Migranti, il Prefetto striglia i sindaci. Morcone: se ci danno soluzioni meglio, altrimenti le troviamo noi

url«NESSUNO PENSI che i prefetti possano fare un passo indietro. Non lo fanno e non lo faranno». Mario Morcone, capo del Dipartimento per l’Immigrazione del Viminale usa toni ultimativi. Gli allarmi, le preoccupazioni, gli scontri con i rappresentanti dei Comuni e delle Regioni sulla distribuzione dei migranti non potranno modificare in alcun modo la politica di accoglienza del nostro Paese.
Anche se arriverà un milione di profughi come si dice?
«Non credo al milione di persone. Penso ci sarà un’ulteriore crescita della pressione migratoria perché di fronte a una soluzione muscolare si crea sempre un bypass: la disperazione va oltre. Non aiutano il tappo alla frontiera turco-greca e la situazione in Libia».
Il Brennero, i paesi balcanici, il Nord Africa. Logico che gli amministratori siano preoccupati.
«Inutilmente. L’accoglienza offre anche opportunità: noi paghiamo il 95% e solo il 5% pesa su di loro. Non solo. Questi fenomeni attivano volani positivi. Peccato che molti sindaci non ci pensino».
Quando un amministratore locale dice no i prefetti che fanno?
«Come è nostra tradizione e cultura, i prefetti cercano prima la condivisione delle scelte. Ci sono tavoli regionali con rappresentanti dell’Anci, con i sindaci, con gli amministratori. Tavoli che sono nati per cercare la mediazione sulle esigenze del territorio».
Occasioni di confronto che non sempre vengono sfruttate?
«L’abbiamo detto e ripetuto. Noi vogliamo i sindaci protagonisti per aiutarci a offrire le soluzioni migliori rispetto al territorio e alle aspettative dei cittadini».
Ma non succede…
«Per tanti motivi. Uno, sicuramente meno nobile, è la posizione ideologica. A volte, poi, è solo preoccupazione per la paura di non essere in grado di gestire la situazione. Oppure c’è l’effetto emulazione: se il paese vicino dice di no perché io, invece, devo accogliere?
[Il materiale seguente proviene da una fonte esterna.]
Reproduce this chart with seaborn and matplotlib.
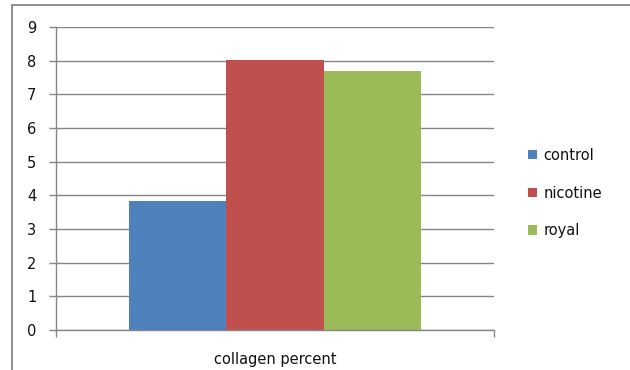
import matplotlib
matplotlib.use("Agg")
import matplotlib.pyplot as plt
import seaborn as sns
import pandas as pd
from matplotlib.patches import Rectangle

categories = ["collagen percent"]
series = ["control", "nicotine", "royal"]
values = [3.83, 8.02, 7.70]
colors = ["#4F81BD", "#C0504D", "#9BBB59"]

df = pd.DataFrame({
    "category": categories * len(series),
    "series": series,
    "value": values,
})

sns.set_style("white")
plt.rcParams["font.family"] = ["DejaVu Sans"]

fig = plt.figure(figsize=(6.3, 3.7), dpi=100)
ax = fig.add_axes([56 / 630, 1 - 330 / 370, (494 - 56) / 630, (330 - 27) / 370])

sns.barplot(data=df, x="category", y="value", hue="series", palette=colors,
            width=0.667, gap=0, saturation=1, ax=ax, linewidth=0)

grey = "#868686"
text_color = "#111111"
fs = 10.5
ax.set_ylim(0, 9)
ax.set_xlim(-0.5, 0.5)
ax.set_yticks(range(0, 10))
ax.yaxis.grid(True, color=grey, linewidth=1)
ax.set_axisbelow(True)
for side in ["top", "right"]:
    ax.spines[side].set_visible(False)
for side in ["left", "bottom"]:
    ax.spines[side].set_color(grey)
    ax.spines[side].set_linewidth(1)

ax.tick_params(axis="y", left=True, length=5, width=1, color=grey,
               labelsize=fs, pad=9, labelcolor=text_color)
ax.set_xticks([-0.5, 0.5], minor=True)
ax.tick_params(axis="x", which="minor", bottom=True, length=5, width=1, color=grey)
ax.tick_params(axis="x", which="major", bottom=False, labelsize=fs, pad=12,
               labelcolor=text_color)
ax.set_xlabel("")
ax.set_ylabel("")

handles, labels = ax.get_legend_handles_labels()
ax.legend(handles, labels, loc="center left", bbox_to_anchor=(515 / 630, 1 - 193 / 370),
          bbox_transform=fig.transFigure, frameon=False, fontsize=fs,
          handlelength=0.62, handleheight=0.62, handletextpad=0.45, labelspacing=1.55,
          labelcolor=text_color)

fig.patches.append(Rectangle((12 / 630, -0.1), 1.0, 1.1 - 5.5 / 370,
                             transform=fig.transFigure, fill=False,
                             edgecolor=grey, linewidth=1.3))

fig.savefig("out.png", dpi=100)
In realtà, per noi, i progetti elaborati con i sindaci sono i migliori, sono le best practice dove c’è il coinvolgimento vero».
In alternativa entrano in campo i prefetti. Come?
«Si ricorre, non senza fastidio, alle gare e alle strutture temporanee. Non ne siamo orgogliosi anche se le esperienze, nel complesso, sono buone. Il valore dell’accoglienza resta superiore».
La chiusura, dunque, mette in moto altri meccanismi…
«Ci spinge a scelte ineluttabili. Perché è bene che nessuno pensi mai che i prefetti possano fare un passo indietro. Non lo fanno. Lo abbiamo spiegato, insieme con l’Anci, diverse volte e in modo molto chiaro».
Quali territori oppongono maggiore resistenza?
«Al Sud c’è un atteggiamento meno chiuso, anche in piccole realtà. Al centro nord crescono le resistenze, più dure in alcune regioni dove si immagina di fare, così, opposizione al governo. Ma si tratta di un duplice errore. Parliamo di persone e non è sulle persone che si può fare opposizione».
Il secondo errore?
«Sono atteggiamenti che non portano lontano. È stato preso un impegno il 10 luglio del 2014. Stato, regioni, enti locali insieme per una distribuzione nazionale equa e basata su quote statistiche condivise. Ecco perché non c’è da girarci attorno: se tu sindaco ci vuoi dare una mano ne siamo felici. Se non lo fai noi lo facciamo lo stesso. Lo abbiamo fatto. Oggi la Lombardia è la regione che accoglie il maggior numero di migranti».
Nonostante i proclami…
«Il Veneto. Mi dici che a Oderzo non possono stare 500 persone. Se mi offri tante soluzioni diverse ognuna per 20 persone noi siamo più contenti piuttosto che radunare tutti in caserma. Non abbiamo interesse a sconvolgere il territorio. Ma se queste soluzioni non me le dai… Facciamo lo stesso. E abbiamo fatto: oggi il Veneto è alla quota dell’8%, come era stato fissato».
Si procede con le gare…«I prefetti stanno facendo un miracolo. Dal 2014, quando ci fu l’ondata dei 170.000 arrivi, non ci sono state mai più ordinanze di Protezione civile. Tutto viene fatto con procedure ordinarie in collaborazione con l’Autorità anticorruzione. Poi si può dire che ci siano criticità, ma non si può disconoscere l’enorme lavoro fatto dai prefetti che hanno realizzato in Italia l’Infrastruttura dell’accoglienza».